### DIRECTIONS
Retype only the lines running from the beginning of the entries below to the line with "import pandas as pd", both included. Do not include pictures.

======== DATASET ROWS

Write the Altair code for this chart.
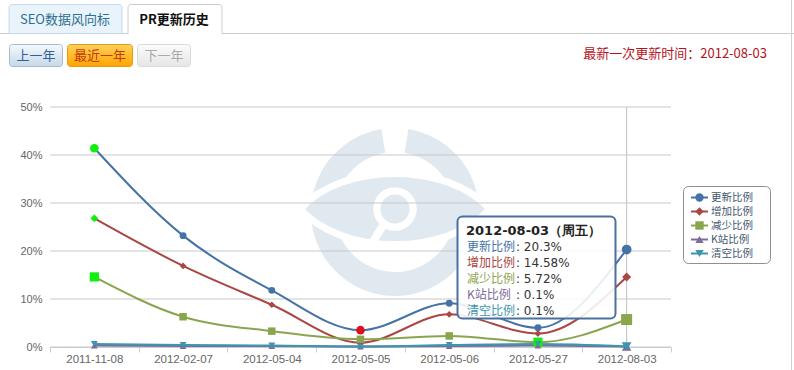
import altair as alt
import pandas as pd

# ---------------- data ----------------
dates = ["2011-11-08", "2012-02-07", "2012-05-04", "2012-05-05",
         "2012-05-06", "2012-05-27", "2012-08-03"]
series_names = ["更新比例", "增加比例", "减少比例", "K站比例", "清空比例"]
update_pct = [41.4, 23.2, 11.8, 3.5, 9.1, 4.0, 20.3]
increase_pct = [26.8, 16.9, 8.8, 0.9, 6.8, 2.8, 14.58]
decrease_pct = [14.6, 6.3, 3.3, 1.6, 2.3, 1.0, 5.72]
kzhan_pct = [0.3, 0.2, 0.2, 0.1, 0.2, 0.3, 0.1]
clear_pct = [0.6, 0.4, 0.3, 0.1, 0.4, 0.6, 0.1]
y_ticks = [0, 10, 20, 30, 40, 50]
tab_labels = ["SEO数据风向标", "PR更新历史"]
button_labels = ["上一年", "最近一年", "下一年"]
last_update_label = "最新一次更新时间：2012-08-03"
tooltip_weekday = "周五"

series_values = [update_pct, increase_pct, decrease_pct, kzhan_pct, clear_pct]

# ---------------- styles ----------------
colors = ["#4572A7", "#AA4643", "#89A54E", "#80699B", "#3D96AE"]
shapes = ["circle", "diamond", "square", "triangle-up", "triangle-down"]
LIME, RED = "#11ee11", "#dd1020"
highlights = {(0, 0): LIME, (0, 3): RED, (1, 0): LIME, (1, 3): RED,
              (2, 0): LIME, (2, 5): LIME}
base_size = {"circle": 48, "diamond": 45, "square": 56, "triangle-up": 45, "triangle-down": 48}
hl_size = {"circle": 75, "diamond": 60, "square": 85, "triangle-up": 60, "triangle-down": 60}
hover_size = {"circle": 95, "diamond": 80, "square": 121, "triangle-up": 90, "triangle-down": 95}

OX, OY = 50, 107
W, H = 621, 240
CJK = "Noto Sans CJK SC"

rows = []
for si, (name, vals) in enumerate(zip(series_names, series_values)):
    for di, (d, v) in enumerate(zip(dates, vals)):
        shp = shapes[si]
        if di == len(dates) - 1:
            size = hover_size[shp]
        elif (si, di) in highlights:
            size = hl_size[shp]
        else:
            size = base_size[shp]
        rows.append(dict(series=name, sidx=si, date=d, didx=di, value=v,
                         mcolor=highlights.get((si, di), colors[si]), msize=size))
df = pd.DataFrame(rows)
dummy = pd.DataFrame({"k": [0]})
legend_df = pd.DataFrame({"series": series_names, "sidx": list(range(len(series_names)))})

color_scale = alt.Scale(domain=series_names, range=colors)
shape_scale = alt.Scale(domain=series_names, range=shapes)


def rect(x1, y1, x2, y2, **kw):
    return alt.Chart(dummy).mark_rect(**kw).encode(
        x=alt.value(x1 - OX), x2=alt.value(x2 - OX),
        y=alt.value(y1 - OY), y2=alt.value(y2 - OY))


def hline(x1, x2, y, color, width=1):
    return alt.Chart(dummy).mark_rule(color=color, strokeWidth=width).encode(
        x=alt.value(x1 - OX), x2=alt.value(x2 - OX), y=alt.value(y - OY))


def vline(x, y1, y2, color, width=1):
    return alt.Chart(dummy).mark_rule(color=color, strokeWidth=width).encode(
        x=alt.value(x - OX), y=alt.value(y1 - OY), y2=alt.value(y2 - OY))


def text(x, y, s, **kw):
    kw.setdefault("font", CJK)
    return alt.Chart(dummy).mark_text(text=s, baseline="middle", **kw).encode(
        x=alt.value(x - OX), y=alt.value(y - OY))


def grad(c1, c2):
    return alt.LinearGradient(gradient="linear", x1=0, y1=0, x2=0, y2=1,
                              stops=[alt.GradientStop(offset=0, color=c1),
                                     alt.GradientStop(offset=1, color=c2)])


# ---------------- page chrome ----------------
chrome = [
    hline(0, 794, 33.5, "#cccccc"),
    vline(791.5, 0, 370, "#d0d0d0"),
    rect(9, 4.5, 122, 33.5, fill="#e8f3fb", stroke="#c5dbea", cornerRadiusTopLeft=3, cornerRadiusTopRight=3),
    text(65, 20, tab_labels[0], fontSize=13, color="#2d6f8e"),
    rect(128, 4.5, 222, 33.5, fill="#ffffff", stroke="#cccccc", cornerRadiusTopLeft=3, cornerRadiusTopRight=3),
    hline(128.5, 221.5, 33.5, "#ffffff", 1.5),
    text(174, 20, tab_labels[1], fontSize=13, fontWeight="bold", color="#111111"),
    rect(9.5, 44.5, 62.5, 66.5, fill=grad("#f5f9fc", "#c7d8e8"), stroke="#a4bbd1", cornerRadius=3),
    text(36, 55.5, button_labels[0], fontSize=13, color="#2f6299"),
    rect(67.5, 44.5, 132.5, 66.5, fill=grad("#ffd25a", "#ffa400"), stroke="#e59b10", cornerRadius=3),
    text(100, 55.5, button_labels[1], fontSize=13, color="#c4380c"),
    rect(137.5, 44.5, 190.5, 66.5, fill=grad("#fbfbfb", "#e6e6e6"), stroke="#dadada", cornerRadius=3),
    text(164, 55.5, button_labels[2], fontSize=13, color="#aaaaaa"),
    text(767, 54, last_update_label, fontSize=13, align="right", color="#b5121b"),
]

# ---------------- watermark ----------------
WM = "#e0e8f0"
CX, CY = 395, 212
eye_path = "M-1,0 C-0.55,-0.5 0.55,-0.5 1,0 C0.55,0.5 -0.55,0.5 -1,0 Z"
watermark = [
    alt.Chart(dummy).mark_arc(radius=84, radius2=60, theta=0.16, theta2=6.12, color=WM).encode(
        x=alt.value(CX - OX), y=alt.value(CY - OY)),
    alt.Chart(dummy).mark_point(shape=eye_path, size=36000, filled=True, fill=WM,
                                stroke="#ffffff", strokeWidth=7, opacity=1).encode(
        x=alt.value(CX - OX), y=alt.value(CY - 3 - OY)),
    alt.Chart(dummy).mark_rule(color="#ffffff", strokeWidth=8, strokeCap="round").encode(
        x=alt.value(384 - OX), y=alt.value(224 - OY), x2=alt.value(372 - OX), y2=alt.value(243 - OY)),
    alt.Chart(dummy).mark_point(shape="circle", size=1900, filled=True, color="#ffffff", opacity=1).encode(
        x=alt.value(CX - OX), y=alt.value(CY - 3 - OY)),
    alt.Chart(dummy).mark_point(shape="circle", size=850, filled=True, color=WM, opacity=1).encode(
        x=alt.value(CX - OX), y=alt.value(CY - 3 - OY)),
]

# ---------------- plot ----------------
y_scale = alt.Scale(domain=[0, 50], nice=False, zero=True)
x_scale = alt.Scale(type="band", domain=dates, paddingInner=0, paddingOuter=0)

x_axis = alt.Axis(title=None, labelAngle=0, labelColor="#666666", labelFontSize=11.5,
                  labelFont="Liberation Sans", tickBand="extent", tickColor="#C0D0E0",
                  domainColor="#C0D0E0", tickSize=5, labelPadding=1, grid=False)
y_axis = alt.Axis(values=y_ticks, title=None, labelExpr="datum.value + '%'", grid=False,
                  domain=False, ticks=False, labelColor="#666666", labelFontSize=11,
                  labelFont="Liberation Sans", labelPadding=8)

grid = alt.Chart(pd.DataFrame({"value": y_ticks})).mark_rule(color="#c8c8c8", strokeWidth=1).encode(
    y=alt.Y("value:Q", scale=y_scale, axis=y_axis))

crosshair = alt.Chart(pd.DataFrame({"date": [dates[-1]]})).mark_rule(
    color="#c0c0c0", strokeWidth=1).encode(
    x=alt.X("date:N", scale=x_scale, bandPosition=0.5, axis=x_axis))

lines = alt.Chart(df).mark_line(interpolate="monotone", strokeWidth=2).encode(
    x=alt.X("date:N", scale=x_scale, bandPosition=0.5, axis=x_axis),
    y=alt.Y("value:Q", scale=y_scale, axis=y_axis),
    color=alt.Color("series:N", scale=color_scale, legend=None),
    detail="series:N", order="didx:Q")

points = alt.Chart(df).mark_point(filled=True, opacity=1).encode(
    x=alt.X("date:N", scale=x_scale, bandPosition=0.5, axis=x_axis),
    y=alt.Y("value:Q", scale=y_scale, axis=y_axis),
    shape=alt.Shape("series:N", scale=shape_scale, legend=None),
    color=alt.Color("mcolor:N", scale=None),
    size=alt.Size("msize:Q", scale=None))

# ---------------- tooltip ----------------
tip_df = alt.Chart(df).transform_filter(alt.datum.date == dates[-1]).transform_calculate(
    ty=f"{246.5 - OY} + datum.sidx * 16", vt="': ' + datum.value + '%'")
tooltip = [
    rect(457.5, 216.5, 615.5, 318.5, fill="#ffffff", fillOpacity=0.88, stroke="#4a70a0",
         strokeWidth=2, cornerRadius=5),
    text(466, 230.5, f"{dates[-1]}（{tooltip_weekday}）", fontSize=13, fontWeight="bold",
         align="left", color="#222222", font="DejaVu Sans"),
    tip_df.mark_text(align="left", baseline="middle", fontSize=12, font=CJK).encode(
        x=alt.value(467 - OX), y=alt.Y("ty:Q", scale=None), text="series:N",
        color=alt.Color("series:N", scale=color_scale, legend=None)),
    tip_df.mark_text(align="left", baseline="middle", fontSize=12, font="DejaVu Sans",
                     color="#333333").encode(
        x=alt.value(516 - OX), y=alt.Y("ty:Q", scale=None), text="vt:N"),
]

# ---------------- legend ----------------
leg = alt.Chart(legend_df).transform_calculate(
    ly=f"{197.5 - OY} + datum.sidx * 14")
legend = [
    rect(683.5, 186.5, 770.5, 263.5, fill="#ffffff", stroke="#909090", cornerRadius=5),
    leg.mark_rule(strokeWidth=2).encode(
        x=alt.value(691 - OX), x2=alt.value(708 - OX), y=alt.Y("ly:Q", scale=None),
        color=alt.Color("series:N", scale=color_scale, legend=None)),
    leg.mark_point(filled=True, opacity=1, size=70).encode(
        x=alt.value(699.5 - OX), y=alt.Y("ly:Q", scale=None),
        shape=alt.Shape("series:N", scale=shape_scale, legend=None),
        color=alt.Color("series:N", scale=color_scale, legend=None)),
    leg.mark_text(align="left", baseline="middle", fontSize=10.5, font=CJK, color="#3E576F").encode(
        x=alt.value(711 - OX), y=alt.Y("ly:Q", scale=None), text="series:N"),
]

layers = chrome + watermark + [grid, crosshair, lines, points] + tooltip + legend
chart = alt.layer(*layers).resolve_scale(color="independent", shape="independent").properties(
    width=W, height=H,
    padding={"left": OX, "top": OY, "right": 794 - OX - W, "bottom": 370 - OY - H},
    autosize=alt.AutoSizeParams(type="none"),
    background="#ffffff",
).configure_view(stroke=None)

chart.save("out.html", embed_options={"renderer": "svg", "actions": False})
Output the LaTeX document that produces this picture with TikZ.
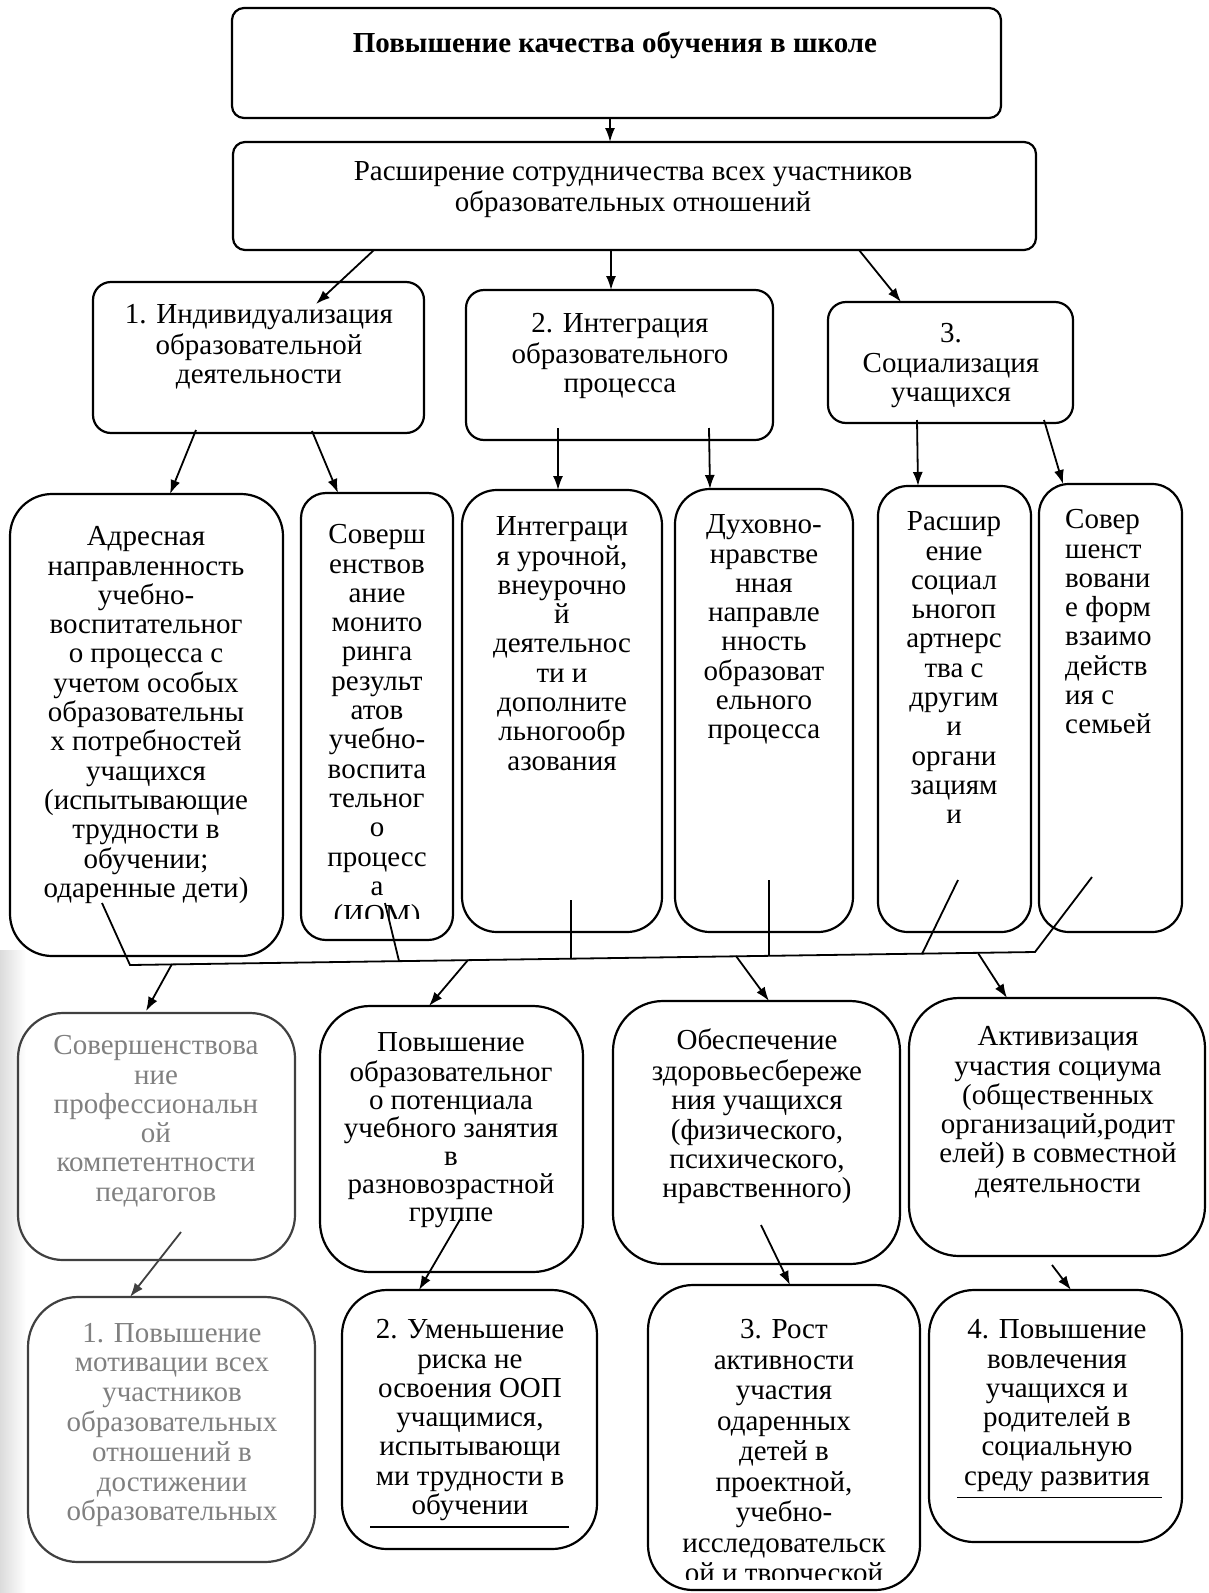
\documentclass[tikz,border=0pt]{standalone}
\usepackage{fontspec}
\setmainfont{Liberation Serif}
\usetikzlibrary{arrows.meta,calc}
\begin{document}
\begin{tikzpicture}[x=1pt,y=-1pt,
  box/.style={draw, line width=2.2pt, inner sep=0pt, outer sep=0pt},
  txt/.style={font=\fontsize{29}{29.3}\selectfont, align=center, inner sep=0pt, anchor=north},
  fade/.style={text=black!50},
  arr/.style={line width=1.8pt, -{Latex[length=14pt,width=10pt]}},
  ln/.style={line width=1.8pt}]
\clip (0,0) rectangle (1208,1593);
\fill[white] (0,0) rectangle (1208,1593);
\shade[left color=black!14, right color=white] (0,950) rectangle (26,1593);
% ---- boxes
\node[box, rounded corners=12pt, minimum width=769pt, minimum height=110pt] (top) at (616.5,63) {};
\node[box, rounded corners=12pt, minimum width=803pt, minimum height=108pt] (sec) at (634.5,196) {};
\node[box, rounded corners=18pt, minimum width=331pt, minimum height=151pt] (b1) at (258.5,357.5) {};
\node[box, rounded corners=18pt, minimum width=307pt, minimum height=150pt] (b2) at (619.5,365) {};
\node[box, rounded corners=18pt, minimum width=245pt, minimum height=121pt] (b3) at (950.5,362.5) {};
\node[box, rounded corners=42pt, minimum width=273pt, minimum height=462pt] (A) at (146.5,725) {};
\node[box, rounded corners=25pt, minimum width=152pt, minimum height=447pt] (B) at (377,716.5) {};
\node[box, rounded corners=35pt, minimum width=200pt, minimum height=442pt] (C) at (562,711) {};
\node[box, rounded corners=35pt, minimum width=178pt, minimum height=443pt] (D) at (764,710.5) {};
\node[box, rounded corners=30pt, minimum width=153pt, minimum height=446pt] (E) at (954.5,709) {};
\node[box, rounded corners=30pt, minimum width=143pt, minimum height=448pt] (F) at (1110.5,708) {};
\node[box, draw=black!75, rounded corners=45pt, minimum width=277pt, minimum height=247pt] (G) at (156.5,1136.5) {};
\node[box, rounded corners=50pt, minimum width=263pt, minimum height=266pt] (H) at (451.5,1139) {};
\node[box, rounded corners=50pt, minimum width=287pt, minimum height=263pt] (I) at (756.5,1132.5) {};
\node[box, rounded corners=50pt, minimum width=296pt, minimum height=258pt] (J) at (1057,1127) {};
\node[box, draw=black!75, rounded corners=50pt, minimum width=287pt, minimum height=265pt] (K) at (171.5,1429.5) {};
\node[box, rounded corners=45pt, minimum width=255pt, minimum height=259pt] (L) at (469.5,1419.5) {};
\node[box, rounded corners=45pt, minimum width=272pt, minimum height=305pt] (M) at (784,1437.5) {};
\node[box, rounded corners=45pt, minimum width=253pt, minimum height=252pt] (N) at (1055.5,1416) {};
% ---- texts
\node[txt] (topt) at (615,32) {\strut\bfseries Повышение качества обучения в школе};
\node[txt] (sect) at (633,160) {\strut Расширение сотрудничества всех участников\\образовательных отношений};
\node[txt] (b1t) at (259,303) {\strut 1. Индивидуализация\\образовательной\\деятельности};
\node[txt] (b2t) at (620,312) {\strut 2. Интеграция\\образовательного\\процесса};
\node[txt] (b3t) at (951,322) {\strut 3.\\Социализация\\учащихся};
\node[txt] (At) at (146,525) {\strut Адресная\\направленность\\учебно-\\воспитательног\\о процесса с\\учетом особых\\образовательны\\х потребностей\\учащихся\\(испытывающие\\трудности в\\обучении;\\одаренные дети)};
\begin{scope}
\clip (300,490) rectangle (455,918);
\node[txt] (Bt) at (377,523) {\strut Соверш\\енствов\\ание\\монито\\ринга\\результ\\атов\\учебно-\\воспита\\тельног\\о\\процесс\\а\\(ИОМ)};
\end{scope}
\node[txt] (Ct) at (562,515) {\strut Интеграци\\я урочной,\\внеурочно\\й\\деятельнос\\ти и\\дополните\\льногообр\\азования};
\node[txt] (Dt) at (764,513) {\strut Духовно-\\нравстве\\нная\\направле\\нность\\образоват\\ельного\\процесса};
\node[txt] (Et) at (954,510) {\strut Расшир\\ение\\социал\\ьногоп\\артнерс\\тва с\\другим\\и\\органи\\зациям\\и};
\node[txt, align=left, anchor=north west] (Ft) at (1065,508) {\strut Совер\\шенст\\вовани\\е форм\\взаимо\\действ\\ия с\\семьей};
\node[txt, fade] (Gt) at (156,1034) {\strut Совершенствова\\ние\\профессиональн\\ой\\компетентности\\педагогов};
\node[txt, font=\fontsize{29}{28}\selectfont] (Ht) at (451,1032) {\strut Повышение\\образовательног\\о потенциала\\учебного занятия\\в\\разновозрастной\\группе};
\node[txt] (It) at (757,1029) {\strut Обеспечение\\здоровьесбереже\\ния учащихся\\(физического,\\психического,\\нравственного)};
\node[txt] (Jt) at (1058,1025) {\strut Активизация\\участия социума\\(общественных\\организаций,родит\\елей) в совместной\\деятельности};
\node[txt, fade, font=\fontsize{29}{29.8}\selectfont] (Kt) at (172,1321) {\strut 1. Повышение\\мотивации всех\\участников\\образовательных\\отношений в\\достижении\\образовательных};
\node[txt] (Lt) at (470,1318) {\strut 2. Уменьшение\\риска не\\освоения ООП\\учащимися,\\испытывающи\\ми трудности в\\обучении};
\begin{scope}
\clip (640,1280) rectangle (925,1579);
\node[txt, font=\fontsize{29}{30.5}\selectfont] (Mt) at (784,1317) {\strut 3. Рост\\активности\\участия\\одаренных\\детей в\\проектной,\\учебно-\\исследовательск\\ой и творческой};
\end{scope}
\node[txt] (Nt) at (1057,1318) {\strut 4. Повышение\\вовлечения\\учащихся и\\родителей в\\социальную\\среду развития};
% underlines
\draw[line width=1.4pt] (370,0 |- Lt.south) ++(0,6) coordinate (lu1) -- (569,0 |- lu1);
\draw[line width=1.4pt] (957,0 |- Nt.south) ++(0,6) coordinate (nu1) -- (1162,0 |- nu1);
% ---- arrows level 1-3
\draw[arr] (610,0 |- top.south) -- (610,0 |- sec.north);
\draw[arr] (374,0 |- sec.south) -- ($(316,0 |- b1.north)+(0,22)$);
\draw[arr] (611,0 |- sec.south) -- (611,0 |- b2.north);
\draw[arr] (859,0 |- sec.south) -- (901,0 |- b3.north);
\draw[arr] ($(196,0 |- b1.south)+(0,-3)$) -- (170,0 |- A.north);
\draw[arr] ($(312,0 |- b1.south)+(0,-2)$) -- (338,0 |- B.north);
\draw[arr] ($(558,0 |- b2.south)+(0,-12)$) -- (558,0 |- C.north);
\draw[arr] ($(709,0 |- b2.south)+(0,-12)$) -- (710,0 |- D.north);
\draw[arr] ($(917,0 |- b3.south)+(0,-3)$) -- (918,0 |- E.north);
\draw[arr] ($(1044,0 |- b3.south)+(0,-3)$) -- (1063,0 |- F.north);
% ---- merge line
\coordinate (mA) at (102,903);
\coordinate (mAl) at (130,965);
\coordinate (mFr) at (1035,952);
\coordinate (mF) at (1092,877);
\draw[ln] (mA) -- (mAl) -- (mFr) -- (mF);
\coordinate (mB) at (385,903);
\coordinate (mBl) at (399,961);
\draw[ln] (mB) -- (mBl);
\coordinate (mC) at (571,900);
\coordinate (mCl) at (571,959);
\draw[ln] (mC) -- (mCl);
\coordinate (mD) at (769,880);
\coordinate (mDl) at (769,956);
\draw[ln] (mD) -- (mDl);
\coordinate (mE) at (958,880);
\coordinate (mEl) at (922,954);
\draw[ln] (mE) -- (mEl);
% ---- arrows to level 5
\coordinate (sG) at (172,964);
\coordinate (sH) at (468,960);
\coordinate (sI) at (736,956);
\coordinate (sJ) at (978,953);
\draw[arr] (sG) -- ($(146,0 |- G.north)+(0,-2)$);
\draw[arr] (sH) -- (429,0 |- H.north);
\draw[arr] (sI) -- (769,0 |- I.north);
\draw[arr] (sJ) -- (1007,0 |- J.north);
% ---- arrows to level 6
\draw[arr, draw=black!75] ($(181,0 |- G.south)+(0,-28)$) -- (130,0 |- K.north);
\draw[arr] ($(461,0 |- H.south)+(0,-54)$) -- (419,0 |- L.north);
\draw[arr] ($(761,0 |- I.south)+(0,-39)$) -- (790,0 |- M.north);
\draw[arr] ($(1052,0 |- J.south)+(0,9)$) -- (1071,0 |- N.north);
\end{tikzpicture}
\end{document}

================

### EXERCISE RESULT
Write the Altair code for this chart.
import altair as alt
import pandas as pd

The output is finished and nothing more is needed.